Digital vs. Offset Printing: Understanding the Difference

When it comes to professional printing, two technologies dominate the industry: digital printing and offset printing. Each has distinct advantages, and the right choice depends on your project's size, timeline, and quality requirements. This guide breaks down both methods clearly.

How Digital Printing Works

Digital printing transfers your file directly onto the printing surface — paper, card, or fabric — using inkjet or laser technology. There are no printing plates involved. The file goes from your computer directly to the printer.

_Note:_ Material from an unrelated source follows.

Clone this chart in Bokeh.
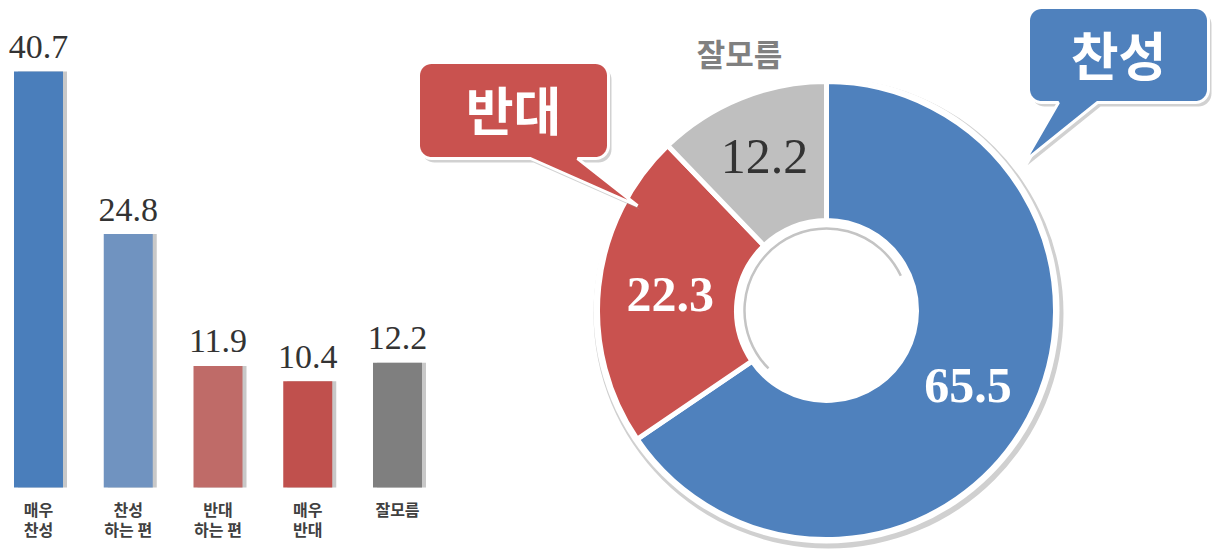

Common digital printing technologies include:

  • Laser printing (toner-based, ideal for sharp text)
  • Inkjet printing (ideal for photos and colour-rich graphics)
  • Wide-format digital printing (for banners, posters, and signage)

How Offset Printing Works

Offset (or lithographic) printing uses metal plates to transfer ink onto a rubber blanket, which then rolls the image onto paper. Setting up offset printing requires time and cost for plate creation, but once set up, it produces high volumes with consistent quality at low per-unit cost.

Side-by-Side Comparison

Factor Digital Printing Offset Printing
Setup Cost Low (no plates needed) High (plate creation required)
Per-Unit Cost (Small Runs) Economical Expensive
Per-Unit Cost (Large Runs) Higher than offset Very economical
Turnaround Time Fast (hours to days) Slower (days to weeks)
Colour Accuracy Very good Excellent (Pantone matching)
Variable Data Printing Yes (personalisation possible) No (static plates)
Minimum Order As low as 1 copy Typically 500+ copies

When to Choose Digital Printing

  • You need fewer than 500 copies
  • Your project has a tight deadline
  • Each printed piece needs personalised content (names, addresses, codes)
  • You want to print on demand without storing physical stock
  • Your budget is limited for upfront costs

When to Choose Offset Printing

  • You need large quantities (1,000+ copies)
  • Exact Pantone colour matching is critical (corporate branding)
  • You want the highest possible print quality and colour depth
  • You're printing on specialty substrates (metallic paper, thick card)
  • The per-unit cost is a priority for large volume orders

Quality: Is There a Visible Difference?

For most everyday projects — business cards, brochures, flyers — modern digital printing is virtually indistinguishable from offset. The gap has narrowed significantly in recent years. However, for premium brand materials where colour consistency across thousands of copies is critical, offset still holds a slight edge.

The Hybrid Approach

Many print projects benefit from a hybrid workflow: use digital printing for prototypes and short-run samples, then switch to offset for mass production once the design is approved. This reduces costly errors at scale.

Conclusion

Neither technology is universally superior — they serve different needs. Define your quantity, budget, timeline, and quality expectations first. For most small businesses and individuals, digital printing offers the best balance of cost, speed, and quality. For high-volume commercial projects, offset remains the industry benchmark.